Mumbai: Indian shares should extend their rally into 2010, supported by stronger corporate earnings as consumer spending accelerates on the back of an expanding economy. A recovery in major regions like the US and Europe will also help.
The consensus view is foreign investors will continue to pour their savings into faster growing economies such as India, whose $1.3 trillion (Dh4.78 trillion) economy is widely expected to head to nine per cent plus growth trajectory in 2010-12.
Foreign funds have invested about $17 billion in Indian equities in 2009, after pulling out $13.4 billion last year when the global financial crisis rattled investors and triggered a flight to the safety of bonds and gold.
The inflow has boosted the top-30 Sensex more than 70 per cent this year to around 17,000 points as investors chased bargains after the market had slumped over half in 2008.
The annual gain in the benchmark index is the best since the early 1990s and analysts believe the rise in 2010 will be moderate.
"We're up more than 100 per cent in terms of broad indices, so some degree of consolidation from here on I think is a realistic assumption," S. Naganath, president and chief investment officer at DSP BlackRock Investment Managers, told CNBC-TV18.

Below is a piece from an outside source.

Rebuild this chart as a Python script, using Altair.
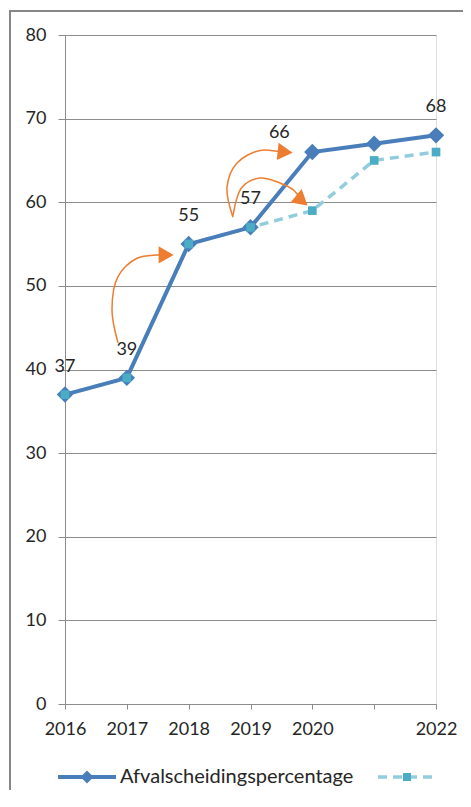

He predicts the Sensex will trade between 15,000 and 18,000 in the first half of 2010. This was because corporate earnings growth in the 2009-10 financial year ending March would be muted and pick up towards about a fifth in the following year.
"We'll probably see in the first half a period of consolidation, a period of range bound movement before we move up later in the second half of 2010," Naganath said.

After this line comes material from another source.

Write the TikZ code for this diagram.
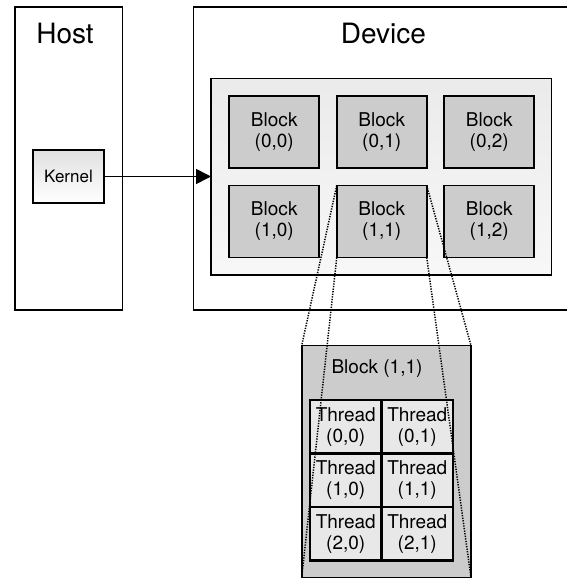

However, smart investors would likely grab the opportunity to build their portfolio when prices come off as the outlook is firmly upbeat.
India's strength comes from its rapidly expanding middle class, roughly estimated at about 400 million — more than the population of the US.
Surge
Demand for automobiles has surged as high as 65 per cent from a year earlier and the trend is expected to remain strong.
"Our March 2011 Sensex target is 20,000," Suresh Mahadevan and Philip Wyatt, analysts at UBS Securities, said in a note to clients.
They said the market would continue to rise in 2010 as strong economic and earnings growth outlook draw in large institutional investment.
The risks for investors come from the imminent possibility of central banks beginning to haul back liquidity as inflation picks up on the back expanding economic growth.
"Inflation is the single biggest worry going into 2010," Rasesh Shah, an equity trader, said. "A rate hike is on the cards and it could stall the market rally."
He said investors would likely become more choosy and there would be a consolidation phase before building up steam for the next rally.
Economists say a modest rise in interest rates is unlikely to trigger panic and will only be a balancing act after the heavy rate cuts in the past.
The Reserve Bank of India has kept the key reverse repurchase rate unchanged at 3.25 per cent since April after slashing it six times from October 2008.
The economy grew 7.9 per cent in the September quarter, the fastest pace in 18 months, and the finance ministry has said expansion for 2009-10 could exceed 7.75 per cent — only behind China among major economies.
"Risks are high for Year One of the recovery," JPMorgan analysts led by Adrian Mowat said in a report. "In Asia, inflation is the main threat to the bull market."
Still, Mowat, the Hong Kong-based chief Asian and emerging market strategist at JPMorgan, said early 2010 conditions should continue to be very favourable for Asian equities with strong growth, positive earnings estimate revisions and an ongoing rally in credit markets.
The brokerage said it expected the MSCI index for Asia, excluding Japan, would climb to 530 by the end of 2010 from around 400 now, and just below Goldman Sachs' forecast of 540.
The global economy should grow 3.4 per cent next year, including "above consensus" expansion of 3.3 per cent in the US and 2.6 per cent in Europe, benefiting demand for the region's exports, according to the report.
Interest rates in the largest developed economies are also likely to stay unchanged next year, the brokerage said.
The writer is a journalist based in India.